Intervention de Jean-Christophe Lagarde

Séance en hémicycle du jeudi 5 novembre 2020 à 15h00
Projet de loi de finances pour 2021 — Immigration asile et intégration

Photo issue du site de l'Assemblée nationale ou de WikipediaJean-Christophe Lagarde :

Lorsqu'on ouvre le bleu budgétaire de la mission « Immigration, asile et intégration », une chose est frappante : près de 70 % des crédits sont dédiés à l'immigration et à l'asile, et seulement 20 % aux politiques d'intégration. Or, dans les faits, tout démontre l'inadaptation de cette répartition. Nous constatons chaque jour des failles énormes dans la gestion des flux migratoires. À l'impossibilité, ou en tout cas à la très grande difficulté de nous accorder avec nos voisins européens, s'ajoute l'inefficacité de la procédure de Dublin, qu'il conviendrait de réformer. Conséquemment, la lutte contre les filières d'immigration irrégulière n'est manifestement pas une réussite – et c'est une litote.

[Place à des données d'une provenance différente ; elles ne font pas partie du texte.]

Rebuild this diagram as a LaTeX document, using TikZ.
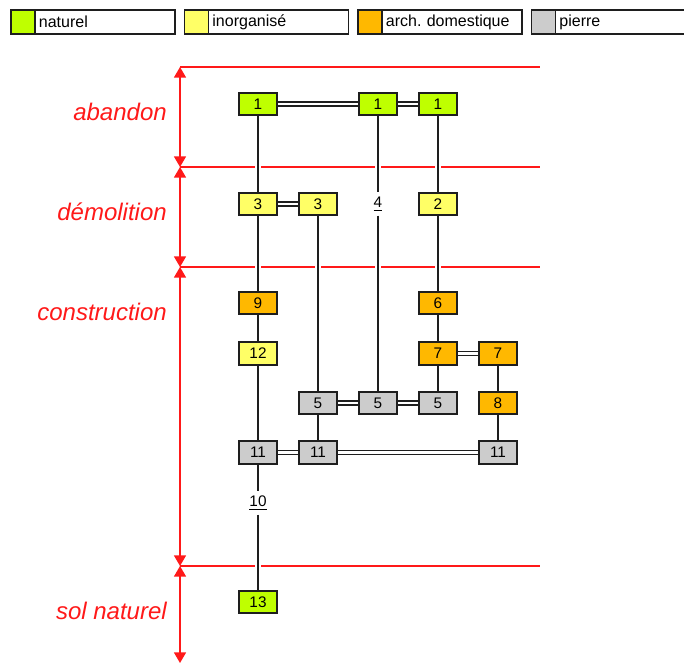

De même, s'agissant des expulsions des étrangers en situation irrégulière, nous sommes en échec. Il existe un complet décalage entre les obligations prononcées de quitter le territoire français et les reconduites à la frontière : 151 181 mesures d'éloignement ont été prononcées en 2019, mais seulement 23 746 mesures d'éloignement ont été exécutées, c'est-à-dire un taux d'exécution de 15 %.

Au regard des crédits dédiés à l'intégration, on constate que non seulement nous ne savons pas expulser, c'est-à-dire avoir des accords avec les pays concernés pour les réadmissions, mais qu'en plus, nous ne sommes pas en mesure d'intégrer correctement ceux qui restent sur le territoire national avec notre assentiment. Votre budget augmente à peine de 0,4 % en la matière, alors même que les besoins sont criants, dans mon département, comme dans tant d'autres. Au moment où la crise sanitaire rend l'intégration économiquement et socialement plus difficile, le budget n'est pas à la hauteur de l'enjeu.

Un double échec s'annonce. Madame la ministre déléguée chargée de la citoyenneté, votre dossier de presse indique que vous souhaitez préserver les acquis de la politique d'intégration. Or, ces acquis restent encore à construire. Il faudrait être beaucoup plus actifs pour permettre une intégration correcte des étrangers que nous acceptons sur notre territoire, qu'il s'agisse notamment de l'apprentissage de la langue – il a fait des progrès, mais ceux-ci sont encore insuffisants – , ou de l'acquisition des notions, des valeurs et de ce que nous avons en partage sur le territoire français. Nombre des étrangers parfois montrés du doigt par les extrêmes ne connaissent en réalité pas les règles de fonctionnement de la société française ; ils reproduisent les leurs, parce que nous ne nous sommes pas donné les moyens de les leur apprendre.

Dans votre budget, 250 millions d'euros sont consacrés à l'accueil des primo-arrivants, quand les crédits dédiés à l'intégration se montent à un peu plus de 50 millions d'euros. Voilà encore un décalage, qui induit une faiblesse. Ce montant n'est pas suffisant pour construire des politiques réussies, à même de bien accueillir les étrangers. Il s'agit pourtant d'un enjeu majeur.

Depuis des années, le groupe UDI et indépendants formule des propositions. La première vise à aménager une scolarisation rapide et adaptée des enfants dès leur arrivée, que leurs parents aient ou non vocation à rester. On constate, dans des écoles comme celles de ma commune, que des enfants sont scolarisés en maternelle pendant trois ans, sans parler français. Ils sont pourtant acceptés en cours. Dans certaines écoles, ils sont majoritaires, plaçant les enseignants dans la détresse, car ils ne savent pas comment leur transmettre le savoir. De la même façon, les parents ne sont pas suffisamment accompagnés : l'alphabétisation est souvent le fait des politiques communales. Il y a donc des trous dans la raquette, qui doivent être comblés au plus vite.

Nous souhaitons également que chacun puisse travailler dès qu'il arrive sur le territoire français, comme nous l'avions proposé à Gérard Collomb, lorsqu'il était ministre de l'intérieur. Il nous semble absurde qu'un demandeur d'asile n'ait pas le droit de travailler pendant huit, neuf, dix, douze, ou quinze mois, en attendant la décision des autorités.